▶ WHAT THE TASK REQUIRES: Output the material below unchanged, apart from leaving out the pictures.

[START OF MATERIAL]

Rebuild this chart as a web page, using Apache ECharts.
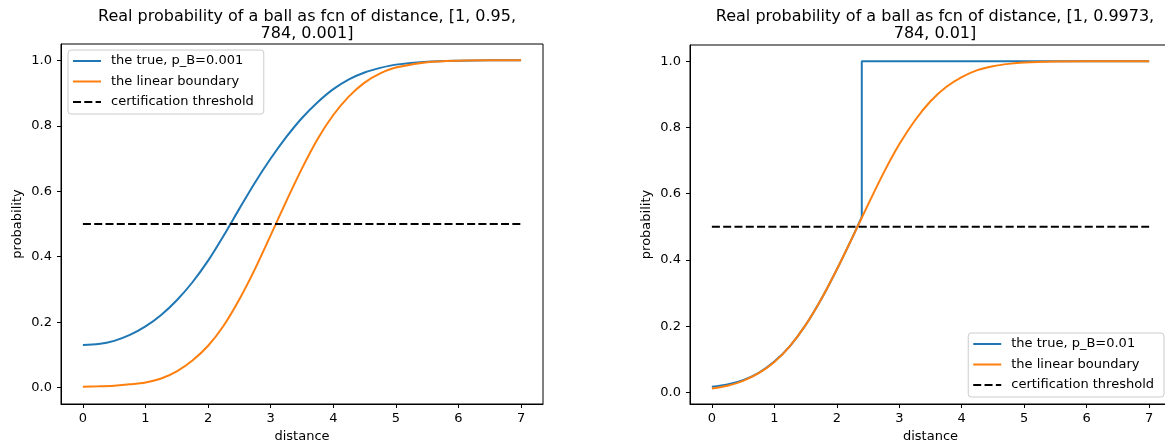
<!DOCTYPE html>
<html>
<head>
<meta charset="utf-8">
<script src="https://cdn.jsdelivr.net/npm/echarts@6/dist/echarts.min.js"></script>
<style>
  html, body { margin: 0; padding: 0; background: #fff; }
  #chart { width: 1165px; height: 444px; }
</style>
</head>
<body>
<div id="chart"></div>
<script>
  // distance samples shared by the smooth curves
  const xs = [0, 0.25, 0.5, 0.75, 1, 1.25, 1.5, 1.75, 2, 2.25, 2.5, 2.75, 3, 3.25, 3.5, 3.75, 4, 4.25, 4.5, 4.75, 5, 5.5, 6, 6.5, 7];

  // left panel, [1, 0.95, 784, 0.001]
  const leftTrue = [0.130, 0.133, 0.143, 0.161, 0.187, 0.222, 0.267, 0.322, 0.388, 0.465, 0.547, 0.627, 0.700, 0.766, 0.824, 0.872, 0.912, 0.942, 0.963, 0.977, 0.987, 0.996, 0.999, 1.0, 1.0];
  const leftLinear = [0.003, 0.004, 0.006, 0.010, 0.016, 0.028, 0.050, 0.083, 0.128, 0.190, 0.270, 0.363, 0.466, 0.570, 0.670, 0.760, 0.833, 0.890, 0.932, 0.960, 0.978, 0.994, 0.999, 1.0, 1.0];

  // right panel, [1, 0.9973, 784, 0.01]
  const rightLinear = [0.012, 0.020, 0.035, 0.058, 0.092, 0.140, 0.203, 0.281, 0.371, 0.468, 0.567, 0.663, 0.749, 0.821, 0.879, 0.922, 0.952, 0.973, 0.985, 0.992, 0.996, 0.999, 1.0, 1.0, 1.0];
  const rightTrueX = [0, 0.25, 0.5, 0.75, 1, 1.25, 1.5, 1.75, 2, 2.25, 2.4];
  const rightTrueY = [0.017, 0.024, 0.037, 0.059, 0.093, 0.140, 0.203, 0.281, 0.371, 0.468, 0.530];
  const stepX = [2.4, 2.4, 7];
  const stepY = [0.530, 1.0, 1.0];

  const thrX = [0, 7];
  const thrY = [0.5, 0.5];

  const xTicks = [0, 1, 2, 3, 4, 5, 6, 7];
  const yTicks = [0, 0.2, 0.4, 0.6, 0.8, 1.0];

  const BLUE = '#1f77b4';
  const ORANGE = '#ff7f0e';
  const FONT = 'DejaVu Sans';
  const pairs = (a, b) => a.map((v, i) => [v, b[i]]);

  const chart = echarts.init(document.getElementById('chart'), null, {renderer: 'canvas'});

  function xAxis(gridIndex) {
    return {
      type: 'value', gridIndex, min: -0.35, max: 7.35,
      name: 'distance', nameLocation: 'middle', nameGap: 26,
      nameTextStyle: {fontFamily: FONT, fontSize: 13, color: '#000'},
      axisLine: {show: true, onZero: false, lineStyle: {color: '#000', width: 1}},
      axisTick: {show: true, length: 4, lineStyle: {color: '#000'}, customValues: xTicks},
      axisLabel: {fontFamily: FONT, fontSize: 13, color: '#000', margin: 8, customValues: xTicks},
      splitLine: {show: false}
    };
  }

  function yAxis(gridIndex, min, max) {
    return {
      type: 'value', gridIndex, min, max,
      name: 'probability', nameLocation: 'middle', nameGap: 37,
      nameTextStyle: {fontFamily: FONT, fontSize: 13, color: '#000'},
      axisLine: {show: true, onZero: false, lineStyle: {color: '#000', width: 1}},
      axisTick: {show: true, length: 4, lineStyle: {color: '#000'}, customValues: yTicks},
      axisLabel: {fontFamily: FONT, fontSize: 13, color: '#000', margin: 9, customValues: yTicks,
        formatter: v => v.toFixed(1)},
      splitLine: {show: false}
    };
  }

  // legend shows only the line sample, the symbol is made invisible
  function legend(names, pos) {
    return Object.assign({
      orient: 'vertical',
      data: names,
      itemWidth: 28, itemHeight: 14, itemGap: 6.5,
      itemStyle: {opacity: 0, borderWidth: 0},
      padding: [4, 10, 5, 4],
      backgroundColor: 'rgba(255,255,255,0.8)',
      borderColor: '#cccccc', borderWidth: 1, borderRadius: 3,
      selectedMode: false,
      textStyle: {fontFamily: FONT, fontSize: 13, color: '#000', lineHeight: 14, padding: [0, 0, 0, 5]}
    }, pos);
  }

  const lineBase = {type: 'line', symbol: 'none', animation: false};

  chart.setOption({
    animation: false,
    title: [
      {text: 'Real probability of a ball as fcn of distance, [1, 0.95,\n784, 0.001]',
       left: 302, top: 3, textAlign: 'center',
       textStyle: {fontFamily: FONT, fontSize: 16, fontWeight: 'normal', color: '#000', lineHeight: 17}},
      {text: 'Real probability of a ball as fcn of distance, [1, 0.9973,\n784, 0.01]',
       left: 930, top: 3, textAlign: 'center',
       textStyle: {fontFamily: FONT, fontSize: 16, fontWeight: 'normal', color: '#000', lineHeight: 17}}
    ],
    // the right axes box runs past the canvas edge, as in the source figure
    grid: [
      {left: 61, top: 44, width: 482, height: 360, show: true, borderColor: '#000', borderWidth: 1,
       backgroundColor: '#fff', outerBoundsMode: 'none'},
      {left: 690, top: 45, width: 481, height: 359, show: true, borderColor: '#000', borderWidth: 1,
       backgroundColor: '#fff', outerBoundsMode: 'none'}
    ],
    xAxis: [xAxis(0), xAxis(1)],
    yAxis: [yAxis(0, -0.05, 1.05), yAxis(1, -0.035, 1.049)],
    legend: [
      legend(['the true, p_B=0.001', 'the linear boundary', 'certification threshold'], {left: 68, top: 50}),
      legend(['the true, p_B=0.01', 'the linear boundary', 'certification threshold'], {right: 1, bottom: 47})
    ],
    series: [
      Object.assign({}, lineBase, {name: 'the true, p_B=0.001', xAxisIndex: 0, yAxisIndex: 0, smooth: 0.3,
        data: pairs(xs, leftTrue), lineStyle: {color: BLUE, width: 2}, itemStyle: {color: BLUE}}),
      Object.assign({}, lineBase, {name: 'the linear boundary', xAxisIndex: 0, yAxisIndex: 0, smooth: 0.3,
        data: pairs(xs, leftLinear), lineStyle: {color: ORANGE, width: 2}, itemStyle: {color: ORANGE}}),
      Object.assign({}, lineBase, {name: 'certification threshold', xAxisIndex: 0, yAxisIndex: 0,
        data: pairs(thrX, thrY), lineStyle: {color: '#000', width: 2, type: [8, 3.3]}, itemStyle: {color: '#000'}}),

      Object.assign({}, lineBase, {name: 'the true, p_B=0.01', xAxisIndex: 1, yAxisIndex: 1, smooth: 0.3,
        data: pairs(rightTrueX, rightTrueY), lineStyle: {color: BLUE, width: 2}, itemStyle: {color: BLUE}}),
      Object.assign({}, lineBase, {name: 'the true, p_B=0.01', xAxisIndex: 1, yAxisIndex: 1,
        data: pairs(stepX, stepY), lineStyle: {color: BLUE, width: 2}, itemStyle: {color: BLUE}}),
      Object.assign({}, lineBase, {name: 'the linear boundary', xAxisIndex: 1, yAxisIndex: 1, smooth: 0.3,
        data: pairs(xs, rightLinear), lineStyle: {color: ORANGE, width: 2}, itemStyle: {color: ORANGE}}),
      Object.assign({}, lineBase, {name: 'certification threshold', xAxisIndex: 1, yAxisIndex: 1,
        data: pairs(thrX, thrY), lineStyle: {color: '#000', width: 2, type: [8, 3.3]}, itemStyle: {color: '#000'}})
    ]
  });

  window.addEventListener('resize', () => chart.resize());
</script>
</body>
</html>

[END OF MATERIAL]

▶ REPLY TO THE EXERCISE:
Rebuild this chart as a web page, using Apache ECharts.
<!DOCTYPE html>
<html>
<head>
<meta charset="utf-8">
<script src="https://cdn.jsdelivr.net/npm/echarts@6/dist/echarts.min.js"></script>
<style>
  html, body { margin: 0; padding: 0; background: #fff; }
  #chart { width: 1165px; height: 444px; }
</style>
</head>
<body>
<div id="chart"></div>
<script>
  // distance samples shared by the smooth curves
  const xs = [0, 0.25, 0.5, 0.75, 1, 1.25, 1.5, 1.75, 2, 2.25, 2.5, 2.75, 3, 3.25, 3.5, 3.75, 4, 4.25, 4.5, 4.75, 5, 5.5, 6, 6.5, 7];

  // left panel, [1, 0.95, 784, 0.001]
  const leftTrue = [0.130, 0.133, 0.143, 0.161, 0.187, 0.222, 0.267, 0.322, 0.388, 0.465, 0.547, 0.627, 0.700, 0.766, 0.824, 0.872, 0.912, 0.942, 0.963, 0.977, 0.987, 0.996, 0.999, 1.0, 1.0];
  const leftLinear = [0.003, 0.004, 0.006, 0.010, 0.016, 0.028, 0.050, 0.083, 0.128, 0.190, 0.270, 0.363, 0.466, 0.570, 0.670, 0.760, 0.833, 0.890, 0.932, 0.960, 0.978, 0.994, 0.999, 1.0, 1.0];

  // right panel, [1, 0.9973, 784, 0.01]
  const rightLinear = [0.012, 0.020, 0.035, 0.058, 0.092, 0.140, 0.203, 0.281, 0.371, 0.468, 0.567, 0.663, 0.749, 0.821, 0.879, 0.922, 0.952, 0.973, 0.985, 0.992, 0.996, 0.999, 1.0, 1.0, 1.0];
  const rightTrueX = [0, 0.25, 0.5, 0.75, 1, 1.25, 1.5, 1.75, 2, 2.25, 2.4];
  const rightTrueY = [0.017, 0.024, 0.037, 0.059, 0.093, 0.140, 0.203, 0.281, 0.371, 0.468, 0.530];
  const stepX = [2.4, 2.4, 7];
  const stepY = [0.530, 1.0, 1.0];

  const thrX = [0, 7];
  const thrY = [0.5, 0.5];

  const xTicks = [0, 1, 2, 3, 4, 5, 6, 7];
  const yTicks = [0, 0.2, 0.4, 0.6, 0.8, 1.0];

  const BLUE = '#1f77b4';
  const ORANGE = '#ff7f0e';
  const FONT = 'DejaVu Sans';
  const pairs = (a, b) => a.map((v, i) => [v, b[i]]);

  const chart = echarts.init(document.getElementById('chart'), null, {renderer: 'canvas'});

  function xAxis(gridIndex) {
    return {
      type: 'value', gridIndex, min: -0.35, max: 7.35,
      name: 'distance', nameLocation: 'middle', nameGap: 26,
      nameTextStyle: {fontFamily: FONT, fontSize: 13, color: '#000'},
      axisLine: {show: true, onZero: false, lineStyle: {color: '#000', width: 1}},
      axisTick: {show: true, length: 4, lineStyle: {color: '#000'}, customValues: xTicks},
      axisLabel: {fontFamily: FONT, fontSize: 13, color: '#000', margin: 8, customValues: xTicks},
      splitLine: {show: false}
    };
  }

  function yAxis(gridIndex, min, max) {
    return {
      type: 'value', gridIndex, min, max,
      name: 'probability', nameLocation: 'middle', nameGap: 37,
      nameTextStyle: {fontFamily: FONT, fontSize: 13, color: '#000'},
      axisLine: {show: true, onZero: false, lineStyle: {color: '#000', width: 1}},
      axisTick: {show: true, length: 4, lineStyle: {color: '#000'}, customValues: yTicks},
      axisLabel: {fontFamily: FONT, fontSize: 13, color: '#000', margin: 9, customValues: yTicks,
        formatter: v => v.toFixed(1)},
      splitLine: {show: false}
    };
  }

  // legend shows only the line sample, the symbol is made invisible
  function legend(names, pos) {
    return Object.assign({
      orient: 'vertical',
      data: names,
      itemWidth: 28, itemHeight: 14, itemGap: 6.5,
      itemStyle: {opacity: 0, borderWidth: 0},
      padding: [4, 10, 5, 4],
      backgroundColor: 'rgba(255,255,255,0.8)',
      borderColor: '#cccccc', borderWidth: 1, borderRadius: 3,
      selectedMode: false,
      textStyle: {fontFamily: FONT, fontSize: 13, color: '#000', lineHeight: 14, padding: [0, 0, 0, 5]}
    }, pos);
  }

  const lineBase = {type: 'line', symbol: 'none', animation: false};

  chart.setOption({
    animation: false,
    title: [
      {text: 'Real probability of a ball as fcn of distance, [1, 0.95,\n784, 0.001]',
       left: 302, top: 3, textAlign: 'center',
       textStyle: {fontFamily: FONT, fontSize: 16, fontWeight: 'normal', color: '#000', lineHeight: 17}},
      {text: 'Real probability of a ball as fcn of distance, [1, 0.9973,\n784, 0.01]',
       left: 930, top: 3, textAlign: 'center',
       textStyle: {fontFamily: FONT, fontSize: 16, fontWeight: 'normal', color: '#000', lineHeight: 17}}
    ],
    // the right axes box runs past the canvas edge, as in the source figure
    grid: [
      {left: 61, top: 44, width: 482, height: 360, show: true, borderColor: '#000', borderWidth: 1,
       backgroundColor: '#fff', outerBoundsMode: 'none'},
      {left: 690, top: 45, width: 481, height: 359, show: true, borderColor: '#000', borderWidth: 1,
       backgroundColor: '#fff', outerBoundsMode: 'none'}
    ],
    xAxis: [xAxis(0), xAxis(1)],
    yAxis: [yAxis(0, -0.05, 1.05), yAxis(1, -0.035, 1.049)],
    legend: [
      legend(['the true, p_B=0.001', 'the linear boundary', 'certification threshold'], {left: 68, top: 50}),
      legend(['the true, p_B=0.01', 'the linear boundary', 'certification threshold'], {right: 1, bottom: 47})
    ],
    series: [
      Object.assign({}, lineBase, {name: 'the true, p_B=0.001', xAxisIndex: 0, yAxisIndex: 0, smooth: 0.3,
        data: pairs(xs, leftTrue), lineStyle: {color: BLUE, width: 2}, itemStyle: {color: BLUE}}),
      Object.assign({}, lineBase, {name: 'the linear boundary', xAxisIndex: 0, yAxisIndex: 0, smooth: 0.3,
        data: pairs(xs, leftLinear), lineStyle: {color: ORANGE, width: 2}, itemStyle: {color: ORANGE}}),
      Object.assign({}, lineBase, {name: 'certification threshold', xAxisIndex: 0, yAxisIndex: 0,
        data: pairs(thrX, thrY), lineStyle: {color: '#000', width: 2, type: [8, 3.3]}, itemStyle: {color: '#000'}}),

      Object.assign({}, lineBase, {name: 'the true, p_B=0.01', xAxisIndex: 1, yAxisIndex: 1, smooth: 0.3,
        data: pairs(rightTrueX, rightTrueY), lineStyle: {color: BLUE, width: 2}, itemStyle: {color: BLUE}}),
      Object.assign({}, lineBase, {name: 'the true, p_B=0.01', xAxisIndex: 1, yAxisIndex: 1,
        data: pairs(stepX, stepY), lineStyle: {color: BLUE, width: 2}, itemStyle: {color: BLUE}}),
      Object.assign({}, lineBase, {name: 'the linear boundary', xAxisIndex: 1, yAxisIndex: 1, smooth: 0.3,
        data: pairs(xs, rightLinear), lineStyle: {color: ORANGE, width: 2}, itemStyle: {color: ORANGE}}),
      Object.assign({}, lineBase, {name: 'certification threshold', xAxisIndex: 1, yAxisIndex: 1,
        data: pairs(thrX, thrY), lineStyle: {color: '#000', width: 2, type: [8, 3.3]}, itemStyle: {color: '#000'}})
    ]
  });

  window.addEventListener('resize', () => chart.resize());
</script>
</body>
</html>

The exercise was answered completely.